◆ Aim
Quote the data below in full, minus the images.

◆ Provided data

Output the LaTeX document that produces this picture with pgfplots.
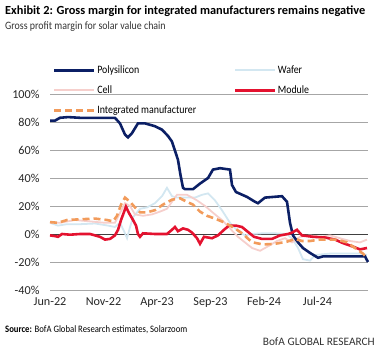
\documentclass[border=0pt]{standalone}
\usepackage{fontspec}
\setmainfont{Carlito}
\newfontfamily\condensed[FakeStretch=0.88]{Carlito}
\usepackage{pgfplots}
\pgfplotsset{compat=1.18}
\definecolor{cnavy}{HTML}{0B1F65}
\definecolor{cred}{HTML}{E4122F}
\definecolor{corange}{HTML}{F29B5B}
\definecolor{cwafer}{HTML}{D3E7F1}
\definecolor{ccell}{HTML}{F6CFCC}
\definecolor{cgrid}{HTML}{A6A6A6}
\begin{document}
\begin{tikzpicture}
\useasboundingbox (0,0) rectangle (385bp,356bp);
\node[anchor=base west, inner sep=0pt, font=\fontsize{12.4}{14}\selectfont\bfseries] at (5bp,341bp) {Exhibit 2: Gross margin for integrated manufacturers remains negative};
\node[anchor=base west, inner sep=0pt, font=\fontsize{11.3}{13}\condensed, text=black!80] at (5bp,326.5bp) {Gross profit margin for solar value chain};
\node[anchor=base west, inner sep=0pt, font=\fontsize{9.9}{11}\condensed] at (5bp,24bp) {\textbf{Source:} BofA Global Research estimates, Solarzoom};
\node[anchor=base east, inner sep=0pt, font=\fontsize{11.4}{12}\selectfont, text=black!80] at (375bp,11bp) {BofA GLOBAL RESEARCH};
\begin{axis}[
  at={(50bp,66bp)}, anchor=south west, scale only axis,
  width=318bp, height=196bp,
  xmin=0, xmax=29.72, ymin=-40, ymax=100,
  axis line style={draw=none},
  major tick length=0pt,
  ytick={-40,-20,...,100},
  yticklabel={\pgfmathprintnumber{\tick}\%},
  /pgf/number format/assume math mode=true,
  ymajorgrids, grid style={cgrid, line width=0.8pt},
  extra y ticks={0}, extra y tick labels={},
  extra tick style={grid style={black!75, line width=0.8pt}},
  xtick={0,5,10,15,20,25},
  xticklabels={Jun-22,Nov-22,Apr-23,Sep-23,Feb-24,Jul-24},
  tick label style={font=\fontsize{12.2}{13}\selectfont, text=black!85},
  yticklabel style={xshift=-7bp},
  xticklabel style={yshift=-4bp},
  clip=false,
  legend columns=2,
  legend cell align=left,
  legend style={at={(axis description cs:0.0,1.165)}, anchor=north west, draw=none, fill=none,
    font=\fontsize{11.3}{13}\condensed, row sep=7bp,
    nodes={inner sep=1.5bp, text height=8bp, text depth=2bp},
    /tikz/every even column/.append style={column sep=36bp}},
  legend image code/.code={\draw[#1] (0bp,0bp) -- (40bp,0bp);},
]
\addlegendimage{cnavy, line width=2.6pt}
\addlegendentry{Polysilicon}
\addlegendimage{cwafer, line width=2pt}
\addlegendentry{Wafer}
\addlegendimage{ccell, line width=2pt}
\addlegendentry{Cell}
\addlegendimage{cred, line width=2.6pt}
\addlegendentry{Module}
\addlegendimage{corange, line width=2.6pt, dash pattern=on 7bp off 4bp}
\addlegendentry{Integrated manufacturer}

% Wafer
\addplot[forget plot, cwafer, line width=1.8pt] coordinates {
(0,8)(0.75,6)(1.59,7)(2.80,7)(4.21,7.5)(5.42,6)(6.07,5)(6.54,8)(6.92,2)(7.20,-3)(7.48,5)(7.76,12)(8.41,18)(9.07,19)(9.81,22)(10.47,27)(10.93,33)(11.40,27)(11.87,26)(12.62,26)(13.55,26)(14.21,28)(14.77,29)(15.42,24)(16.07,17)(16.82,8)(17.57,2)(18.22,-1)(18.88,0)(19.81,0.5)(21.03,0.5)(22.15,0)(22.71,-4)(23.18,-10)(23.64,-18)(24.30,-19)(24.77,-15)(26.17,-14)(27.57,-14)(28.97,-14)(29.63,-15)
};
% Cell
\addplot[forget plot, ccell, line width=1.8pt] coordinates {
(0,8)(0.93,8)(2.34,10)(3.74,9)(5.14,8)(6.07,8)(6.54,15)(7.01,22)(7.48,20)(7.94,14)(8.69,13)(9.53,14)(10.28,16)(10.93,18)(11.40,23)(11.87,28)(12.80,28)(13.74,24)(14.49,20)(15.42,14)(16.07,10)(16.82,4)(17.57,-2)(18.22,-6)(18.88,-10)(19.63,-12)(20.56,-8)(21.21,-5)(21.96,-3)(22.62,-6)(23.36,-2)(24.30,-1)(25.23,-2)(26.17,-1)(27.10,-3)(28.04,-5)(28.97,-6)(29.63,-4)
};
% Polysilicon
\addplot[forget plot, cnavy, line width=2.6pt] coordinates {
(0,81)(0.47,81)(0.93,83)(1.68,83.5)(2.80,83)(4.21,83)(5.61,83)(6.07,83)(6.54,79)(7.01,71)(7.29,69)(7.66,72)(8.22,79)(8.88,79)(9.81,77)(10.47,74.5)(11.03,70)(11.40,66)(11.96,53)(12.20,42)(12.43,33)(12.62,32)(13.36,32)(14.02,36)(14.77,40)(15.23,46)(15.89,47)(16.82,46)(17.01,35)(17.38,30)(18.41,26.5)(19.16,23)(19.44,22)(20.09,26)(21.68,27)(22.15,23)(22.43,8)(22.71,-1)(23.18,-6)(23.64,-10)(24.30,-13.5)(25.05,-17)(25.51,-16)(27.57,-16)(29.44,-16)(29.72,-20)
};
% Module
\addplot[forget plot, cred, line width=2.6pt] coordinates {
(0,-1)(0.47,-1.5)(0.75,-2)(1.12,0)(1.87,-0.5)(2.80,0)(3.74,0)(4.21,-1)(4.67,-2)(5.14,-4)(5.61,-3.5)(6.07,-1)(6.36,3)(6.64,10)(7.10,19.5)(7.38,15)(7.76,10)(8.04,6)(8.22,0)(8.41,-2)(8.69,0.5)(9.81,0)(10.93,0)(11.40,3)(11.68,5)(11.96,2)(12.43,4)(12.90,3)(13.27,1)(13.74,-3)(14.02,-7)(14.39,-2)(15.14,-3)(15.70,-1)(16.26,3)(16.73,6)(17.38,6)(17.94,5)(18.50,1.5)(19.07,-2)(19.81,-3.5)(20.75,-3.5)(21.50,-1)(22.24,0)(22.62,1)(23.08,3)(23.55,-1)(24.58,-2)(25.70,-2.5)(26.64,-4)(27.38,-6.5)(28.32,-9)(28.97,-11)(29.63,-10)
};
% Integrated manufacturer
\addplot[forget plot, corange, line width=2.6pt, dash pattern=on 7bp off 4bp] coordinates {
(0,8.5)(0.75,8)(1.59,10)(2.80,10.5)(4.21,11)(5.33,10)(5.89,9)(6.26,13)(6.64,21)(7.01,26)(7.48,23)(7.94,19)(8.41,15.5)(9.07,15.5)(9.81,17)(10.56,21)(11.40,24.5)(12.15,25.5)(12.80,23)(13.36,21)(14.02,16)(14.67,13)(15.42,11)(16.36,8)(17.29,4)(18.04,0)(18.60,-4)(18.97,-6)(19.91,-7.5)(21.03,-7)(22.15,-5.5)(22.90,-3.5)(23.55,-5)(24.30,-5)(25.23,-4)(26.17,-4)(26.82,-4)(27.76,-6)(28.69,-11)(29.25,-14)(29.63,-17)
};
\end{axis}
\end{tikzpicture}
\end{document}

◆ Correct output
Output the LaTeX document that produces this picture with pgfplots.
\documentclass[border=0pt]{standalone}
\usepackage{fontspec}
\setmainfont{Carlito}
\newfontfamily\condensed[FakeStretch=0.88]{Carlito}
\usepackage{pgfplots}
\pgfplotsset{compat=1.18}
\definecolor{cnavy}{HTML}{0B1F65}
\definecolor{cred}{HTML}{E4122F}
\definecolor{corange}{HTML}{F29B5B}
\definecolor{cwafer}{HTML}{D3E7F1}
\definecolor{ccell}{HTML}{F6CFCC}
\definecolor{cgrid}{HTML}{A6A6A6}
\begin{document}
\begin{tikzpicture}
\useasboundingbox (0,0) rectangle (385bp,356bp);
\node[anchor=base west, inner sep=0pt, font=\fontsize{12.4}{14}\selectfont\bfseries] at (5bp,341bp) {Exhibit 2: Gross margin for integrated manufacturers remains negative};
\node[anchor=base west, inner sep=0pt, font=\fontsize{11.3}{13}\condensed, text=black!80] at (5bp,326.5bp) {Gross profit margin for solar value chain};
\node[anchor=base west, inner sep=0pt, font=\fontsize{9.9}{11}\condensed] at (5bp,24bp) {\textbf{Source:} BofA Global Research estimates, Solarzoom};
\node[anchor=base east, inner sep=0pt, font=\fontsize{11.4}{12}\selectfont, text=black!80] at (375bp,11bp) {BofA GLOBAL RESEARCH};
\begin{axis}[
  at={(50bp,66bp)}, anchor=south west, scale only axis,
  width=318bp, height=196bp,
  xmin=0, xmax=29.72, ymin=-40, ymax=100,
  axis line style={draw=none},
  major tick length=0pt,
  ytick={-40,-20,...,100},
  yticklabel={\pgfmathprintnumber{\tick}\%},
  /pgf/number format/assume math mode=true,
  ymajorgrids, grid style={cgrid, line width=0.8pt},
  extra y ticks={0}, extra y tick labels={},
  extra tick style={grid style={black!75, line width=0.8pt}},
  xtick={0,5,10,15,20,25},
  xticklabels={Jun-22,Nov-22,Apr-23,Sep-23,Feb-24,Jul-24},
  tick label style={font=\fontsize{12.2}{13}\selectfont, text=black!85},
  yticklabel style={xshift=-7bp},
  xticklabel style={yshift=-4bp},
  clip=false,
  legend columns=2,
  legend cell align=left,
  legend style={at={(axis description cs:0.0,1.165)}, anchor=north west, draw=none, fill=none,
    font=\fontsize{11.3}{13}\condensed, row sep=7bp,
    nodes={inner sep=1.5bp, text height=8bp, text depth=2bp},
    /tikz/every even column/.append style={column sep=36bp}},
  legend image code/.code={\draw[#1] (0bp,0bp) -- (40bp,0bp);},
]
\addlegendimage{cnavy, line width=2.6pt}
\addlegendentry{Polysilicon}
\addlegendimage{cwafer, line width=2pt}
\addlegendentry{Wafer}
\addlegendimage{ccell, line width=2pt}
\addlegendentry{Cell}
\addlegendimage{cred, line width=2.6pt}
\addlegendentry{Module}
\addlegendimage{corange, line width=2.6pt, dash pattern=on 7bp off 4bp}
\addlegendentry{Integrated manufacturer}

% Wafer
\addplot[forget plot, cwafer, line width=1.8pt] coordinates {
(0,8)(0.75,6)(1.59,7)(2.80,7)(4.21,7.5)(5.42,6)(6.07,5)(6.54,8)(6.92,2)(7.20,-3)(7.48,5)(7.76,12)(8.41,18)(9.07,19)(9.81,22)(10.47,27)(10.93,33)(11.40,27)(11.87,26)(12.62,26)(13.55,26)(14.21,28)(14.77,29)(15.42,24)(16.07,17)(16.82,8)(17.57,2)(18.22,-1)(18.88,0)(19.81,0.5)(21.03,0.5)(22.15,0)(22.71,-4)(23.18,-10)(23.64,-18)(24.30,-19)(24.77,-15)(26.17,-14)(27.57,-14)(28.97,-14)(29.63,-15)
};
% Cell
\addplot[forget plot, ccell, line width=1.8pt] coordinates {
(0,8)(0.93,8)(2.34,10)(3.74,9)(5.14,8)(6.07,8)(6.54,15)(7.01,22)(7.48,20)(7.94,14)(8.69,13)(9.53,14)(10.28,16)(10.93,18)(11.40,23)(11.87,28)(12.80,28)(13.74,24)(14.49,20)(15.42,14)(16.07,10)(16.82,4)(17.57,-2)(18.22,-6)(18.88,-10)(19.63,-12)(20.56,-8)(21.21,-5)(21.96,-3)(22.62,-6)(23.36,-2)(24.30,-1)(25.23,-2)(26.17,-1)(27.10,-3)(28.04,-5)(28.97,-6)(29.63,-4)
};
% Polysilicon
\addplot[forget plot, cnavy, line width=2.6pt] coordinates {
(0,81)(0.47,81)(0.93,83)(1.68,83.5)(2.80,83)(4.21,83)(5.61,83)(6.07,83)(6.54,79)(7.01,71)(7.29,69)(7.66,72)(8.22,79)(8.88,79)(9.81,77)(10.47,74.5)(11.03,70)(11.40,66)(11.96,53)(12.20,42)(12.43,33)(12.62,32)(13.36,32)(14.02,36)(14.77,40)(15.23,46)(15.89,47)(16.82,46)(17.01,35)(17.38,30)(18.41,26.5)(19.16,23)(19.44,22)(20.09,26)(21.68,27)(22.15,23)(22.43,8)(22.71,-1)(23.18,-6)(23.64,-10)(24.30,-13.5)(25.05,-17)(25.51,-16)(27.57,-16)(29.44,-16)(29.72,-20)
};
% Module
\addplot[forget plot, cred, line width=2.6pt] coordinates {
(0,-1)(0.47,-1.5)(0.75,-2)(1.12,0)(1.87,-0.5)(2.80,0)(3.74,0)(4.21,-1)(4.67,-2)(5.14,-4)(5.61,-3.5)(6.07,-1)(6.36,3)(6.64,10)(7.10,19.5)(7.38,15)(7.76,10)(8.04,6)(8.22,0)(8.41,-2)(8.69,0.5)(9.81,0)(10.93,0)(11.40,3)(11.68,5)(11.96,2)(12.43,4)(12.90,3)(13.27,1)(13.74,-3)(14.02,-7)(14.39,-2)(15.14,-3)(15.70,-1)(16.26,3)(16.73,6)(17.38,6)(17.94,5)(18.50,1.5)(19.07,-2)(19.81,-3.5)(20.75,-3.5)(21.50,-1)(22.24,0)(22.62,1)(23.08,3)(23.55,-1)(24.58,-2)(25.70,-2.5)(26.64,-4)(27.38,-6.5)(28.32,-9)(28.97,-11)(29.63,-10)
};
% Integrated manufacturer
\addplot[forget plot, corange, line width=2.6pt, dash pattern=on 7bp off 4bp] coordinates {
(0,8.5)(0.75,8)(1.59,10)(2.80,10.5)(4.21,11)(5.33,10)(5.89,9)(6.26,13)(6.64,21)(7.01,26)(7.48,23)(7.94,19)(8.41,15.5)(9.07,15.5)(9.81,17)(10.56,21)(11.40,24.5)(12.15,25.5)(12.80,23)(13.36,21)(14.02,16)(14.67,13)(15.42,11)(16.36,8)(17.29,4)(18.04,0)(18.60,-4)(18.97,-6)(19.91,-7.5)(21.03,-7)(22.15,-5.5)(22.90,-3.5)(23.55,-5)(24.30,-5)(25.23,-4)(26.17,-4)(26.82,-4)(27.76,-6)(28.69,-11)(29.25,-14)(29.63,-17)
};
\end{axis}
\end{tikzpicture}
\end{document}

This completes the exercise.